■ Data provided ■
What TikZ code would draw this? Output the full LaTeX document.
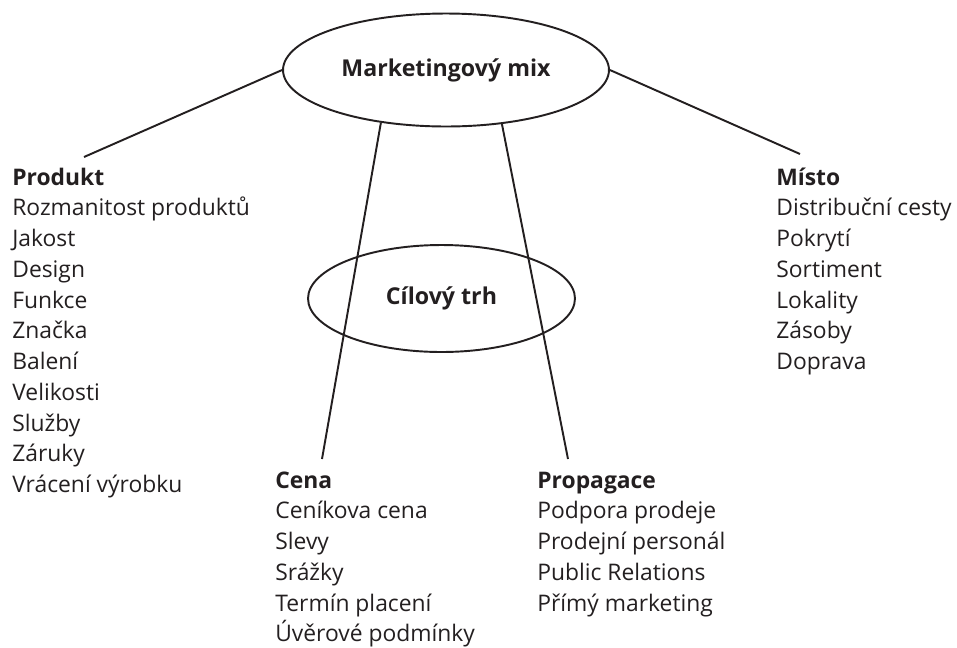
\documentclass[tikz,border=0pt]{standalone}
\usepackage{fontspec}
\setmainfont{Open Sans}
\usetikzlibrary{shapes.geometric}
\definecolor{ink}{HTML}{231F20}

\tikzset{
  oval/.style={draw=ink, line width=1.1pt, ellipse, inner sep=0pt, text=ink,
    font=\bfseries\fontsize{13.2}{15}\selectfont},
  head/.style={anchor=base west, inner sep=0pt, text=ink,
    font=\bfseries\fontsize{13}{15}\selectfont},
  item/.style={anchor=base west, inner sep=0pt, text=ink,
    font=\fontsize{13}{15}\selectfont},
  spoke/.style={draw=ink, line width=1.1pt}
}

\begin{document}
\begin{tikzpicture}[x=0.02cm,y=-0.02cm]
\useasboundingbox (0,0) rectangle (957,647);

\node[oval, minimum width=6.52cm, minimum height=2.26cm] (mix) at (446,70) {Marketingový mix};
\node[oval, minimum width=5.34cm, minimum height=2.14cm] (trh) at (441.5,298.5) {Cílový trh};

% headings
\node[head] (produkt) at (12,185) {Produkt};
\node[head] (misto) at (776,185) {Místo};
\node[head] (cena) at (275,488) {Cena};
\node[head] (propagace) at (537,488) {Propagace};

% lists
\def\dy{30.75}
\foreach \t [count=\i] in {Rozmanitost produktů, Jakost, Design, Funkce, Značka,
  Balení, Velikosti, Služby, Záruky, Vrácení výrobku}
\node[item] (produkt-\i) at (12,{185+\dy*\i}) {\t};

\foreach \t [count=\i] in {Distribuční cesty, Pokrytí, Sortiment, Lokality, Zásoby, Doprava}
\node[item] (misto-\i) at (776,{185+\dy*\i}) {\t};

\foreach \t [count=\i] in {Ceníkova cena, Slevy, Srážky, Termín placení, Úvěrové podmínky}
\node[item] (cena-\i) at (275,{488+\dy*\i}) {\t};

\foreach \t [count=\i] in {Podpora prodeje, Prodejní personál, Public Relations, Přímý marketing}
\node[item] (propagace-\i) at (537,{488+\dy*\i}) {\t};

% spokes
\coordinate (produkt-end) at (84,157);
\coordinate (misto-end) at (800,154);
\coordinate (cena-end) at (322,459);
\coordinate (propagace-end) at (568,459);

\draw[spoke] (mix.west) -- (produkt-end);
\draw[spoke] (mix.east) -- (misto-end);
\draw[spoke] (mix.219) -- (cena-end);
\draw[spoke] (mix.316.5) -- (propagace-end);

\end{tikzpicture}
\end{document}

■ Stated goal ■
Drop the images and repeat the data exactly.

■ Task answer ■
What TikZ code would draw this? Output the full LaTeX document.
\documentclass[tikz,border=0pt]{standalone}
\usepackage{fontspec}
\setmainfont{Open Sans}
\usetikzlibrary{shapes.geometric}
\definecolor{ink}{HTML}{231F20}

\tikzset{
  oval/.style={draw=ink, line width=1.1pt, ellipse, inner sep=0pt, text=ink,
    font=\bfseries\fontsize{13.2}{15}\selectfont},
  head/.style={anchor=base west, inner sep=0pt, text=ink,
    font=\bfseries\fontsize{13}{15}\selectfont},
  item/.style={anchor=base west, inner sep=0pt, text=ink,
    font=\fontsize{13}{15}\selectfont},
  spoke/.style={draw=ink, line width=1.1pt}
}

\begin{document}
\begin{tikzpicture}[x=0.02cm,y=-0.02cm]
\useasboundingbox (0,0) rectangle (957,647);

\node[oval, minimum width=6.52cm, minimum height=2.26cm] (mix) at (446,70) {Marketingový mix};
\node[oval, minimum width=5.34cm, minimum height=2.14cm] (trh) at (441.5,298.5) {Cílový trh};

% headings
\node[head] (produkt) at (12,185) {Produkt};
\node[head] (misto) at (776,185) {Místo};
\node[head] (cena) at (275,488) {Cena};
\node[head] (propagace) at (537,488) {Propagace};

% lists
\def\dy{30.75}
\foreach \t [count=\i] in {Rozmanitost produktů, Jakost, Design, Funkce, Značka,
  Balení, Velikosti, Služby, Záruky, Vrácení výrobku}
\node[item] (produkt-\i) at (12,{185+\dy*\i}) {\t};

\foreach \t [count=\i] in {Distribuční cesty, Pokrytí, Sortiment, Lokality, Zásoby, Doprava}
\node[item] (misto-\i) at (776,{185+\dy*\i}) {\t};

\foreach \t [count=\i] in {Ceníkova cena, Slevy, Srážky, Termín placení, Úvěrové podmínky}
\node[item] (cena-\i) at (275,{488+\dy*\i}) {\t};

\foreach \t [count=\i] in {Podpora prodeje, Prodejní personál, Public Relations, Přímý marketing}
\node[item] (propagace-\i) at (537,{488+\dy*\i}) {\t};

% spokes
\coordinate (produkt-end) at (84,157);
\coordinate (misto-end) at (800,154);
\coordinate (cena-end) at (322,459);
\coordinate (propagace-end) at (568,459);

\draw[spoke] (mix.west) -- (produkt-end);
\draw[spoke] (mix.east) -- (misto-end);
\draw[spoke] (mix.219) -- (cena-end);
\draw[spoke] (mix.316.5) -- (propagace-end);

\end{tikzpicture}
\end{document}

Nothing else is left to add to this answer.